▶ [WRITTEN INSTRUCTION] Copy out the material below in full, but not its images.
+++ COLLECTED DATA
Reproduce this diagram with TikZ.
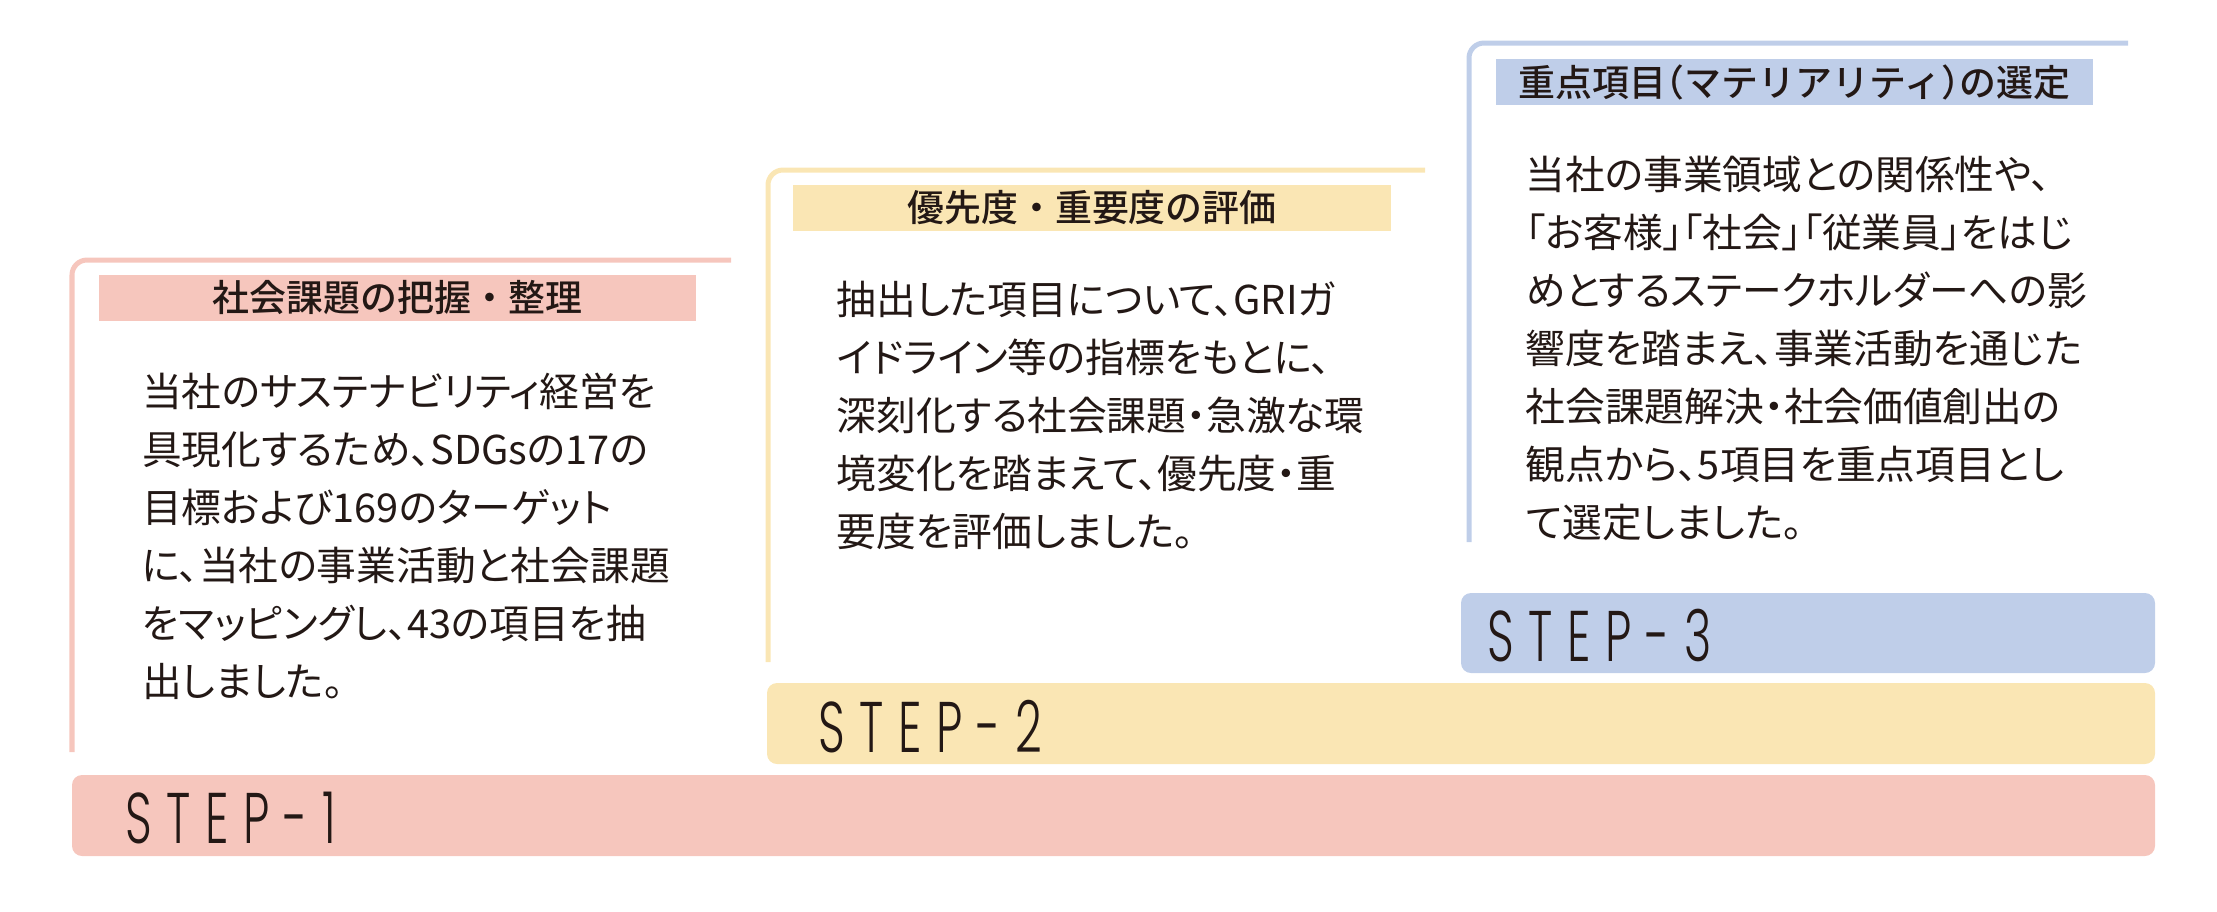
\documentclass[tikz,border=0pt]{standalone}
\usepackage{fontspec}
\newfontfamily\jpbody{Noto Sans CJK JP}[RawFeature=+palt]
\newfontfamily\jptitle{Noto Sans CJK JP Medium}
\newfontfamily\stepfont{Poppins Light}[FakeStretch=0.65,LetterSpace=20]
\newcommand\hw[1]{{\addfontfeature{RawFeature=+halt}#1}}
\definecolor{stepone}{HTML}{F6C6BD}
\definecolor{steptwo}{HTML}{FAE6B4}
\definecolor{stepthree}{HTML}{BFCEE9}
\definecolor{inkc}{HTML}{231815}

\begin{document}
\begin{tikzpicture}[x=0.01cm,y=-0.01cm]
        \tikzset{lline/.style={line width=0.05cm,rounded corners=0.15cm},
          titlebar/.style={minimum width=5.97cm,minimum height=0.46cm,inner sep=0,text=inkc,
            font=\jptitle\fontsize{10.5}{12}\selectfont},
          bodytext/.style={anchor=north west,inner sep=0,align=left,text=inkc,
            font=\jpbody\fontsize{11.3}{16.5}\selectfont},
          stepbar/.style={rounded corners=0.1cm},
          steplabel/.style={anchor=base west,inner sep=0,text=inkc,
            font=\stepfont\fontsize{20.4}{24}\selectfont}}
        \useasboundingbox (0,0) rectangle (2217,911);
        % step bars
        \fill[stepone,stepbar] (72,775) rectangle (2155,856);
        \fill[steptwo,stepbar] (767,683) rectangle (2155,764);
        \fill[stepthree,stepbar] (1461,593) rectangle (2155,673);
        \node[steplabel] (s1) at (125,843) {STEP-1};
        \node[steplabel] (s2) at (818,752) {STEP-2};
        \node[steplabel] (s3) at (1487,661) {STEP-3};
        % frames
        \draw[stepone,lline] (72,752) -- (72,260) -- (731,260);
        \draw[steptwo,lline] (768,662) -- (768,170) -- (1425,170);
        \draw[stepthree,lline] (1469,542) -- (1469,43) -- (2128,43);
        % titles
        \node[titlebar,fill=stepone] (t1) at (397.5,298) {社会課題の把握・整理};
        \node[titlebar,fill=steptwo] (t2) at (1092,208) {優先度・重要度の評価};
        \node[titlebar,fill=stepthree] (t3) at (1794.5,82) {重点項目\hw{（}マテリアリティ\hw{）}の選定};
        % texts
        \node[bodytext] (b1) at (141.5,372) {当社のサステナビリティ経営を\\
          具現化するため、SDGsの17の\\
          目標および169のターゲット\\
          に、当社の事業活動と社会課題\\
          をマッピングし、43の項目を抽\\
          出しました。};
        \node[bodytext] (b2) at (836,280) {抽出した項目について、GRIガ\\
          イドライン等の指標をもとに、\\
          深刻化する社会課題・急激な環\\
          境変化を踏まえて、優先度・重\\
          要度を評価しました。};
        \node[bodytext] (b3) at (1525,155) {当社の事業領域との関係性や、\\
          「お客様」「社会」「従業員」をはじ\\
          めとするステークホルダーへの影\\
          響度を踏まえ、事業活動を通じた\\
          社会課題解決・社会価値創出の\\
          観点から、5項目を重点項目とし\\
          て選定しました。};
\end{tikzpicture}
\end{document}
++++++
▶ [RESPONSE TO THIS EXERCISE]
Reproduce this diagram with TikZ.
\documentclass[tikz,border=0pt]{standalone}
\usepackage{fontspec}
\newfontfamily\jpbody{Noto Sans CJK JP}[RawFeature=+palt]
\newfontfamily\jptitle{Noto Sans CJK JP Medium}
\newfontfamily\stepfont{Poppins Light}[FakeStretch=0.65,LetterSpace=20]
\newcommand\hw[1]{{\addfontfeature{RawFeature=+halt}#1}}
\definecolor{stepone}{HTML}{F6C6BD}
\definecolor{steptwo}{HTML}{FAE6B4}
\definecolor{stepthree}{HTML}{BFCEE9}
\definecolor{inkc}{HTML}{231815}

\begin{document}
\begin{tikzpicture}[x=0.01cm,y=-0.01cm]
        \tikzset{lline/.style={line width=0.05cm,rounded corners=0.15cm},
          titlebar/.style={minimum width=5.97cm,minimum height=0.46cm,inner sep=0,text=inkc,
            font=\jptitle\fontsize{10.5}{12}\selectfont},
          bodytext/.style={anchor=north west,inner sep=0,align=left,text=inkc,
            font=\jpbody\fontsize{11.3}{16.5}\selectfont},
          stepbar/.style={rounded corners=0.1cm},
          steplabel/.style={anchor=base west,inner sep=0,text=inkc,
            font=\stepfont\fontsize{20.4}{24}\selectfont}}
        \useasboundingbox (0,0) rectangle (2217,911);
        % step bars
        \fill[stepone,stepbar] (72,775) rectangle (2155,856);
        \fill[steptwo,stepbar] (767,683) rectangle (2155,764);
        \fill[stepthree,stepbar] (1461,593) rectangle (2155,673);
        \node[steplabel] (s1) at (125,843) {STEP-1};
        \node[steplabel] (s2) at (818,752) {STEP-2};
        \node[steplabel] (s3) at (1487,661) {STEP-3};
        % frames
        \draw[stepone,lline] (72,752) -- (72,260) -- (731,260);
        \draw[steptwo,lline] (768,662) -- (768,170) -- (1425,170);
        \draw[stepthree,lline] (1469,542) -- (1469,43) -- (2128,43);
        % titles
        \node[titlebar,fill=stepone] (t1) at (397.5,298) {社会課題の把握・整理};
        \node[titlebar,fill=steptwo] (t2) at (1092,208) {優先度・重要度の評価};
        \node[titlebar,fill=stepthree] (t3) at (1794.5,82) {重点項目\hw{（}マテリアリティ\hw{）}の選定};
        % texts
        \node[bodytext] (b1) at (141.5,372) {当社のサステナビリティ経営を\\
          具現化するため、SDGsの17の\\
          目標および169のターゲット\\
          に、当社の事業活動と社会課題\\
          をマッピングし、43の項目を抽\\
          出しました。};
        \node[bodytext] (b2) at (836,280) {抽出した項目について、GRIガ\\
          イドライン等の指標をもとに、\\
          深刻化する社会課題・急激な環\\
          境変化を踏まえて、優先度・重\\
          要度を評価しました。};
        \node[bodytext] (b3) at (1525,155) {当社の事業領域との関係性や、\\
          「お客様」「社会」「従業員」をはじ\\
          めとするステークホルダーへの影\\
          響度を踏まえ、事業活動を通じた\\
          社会課題解決・社会価値創出の\\
          観点から、5項目を重点項目とし\\
          て選定しました。};
\end{tikzpicture}
\end{document}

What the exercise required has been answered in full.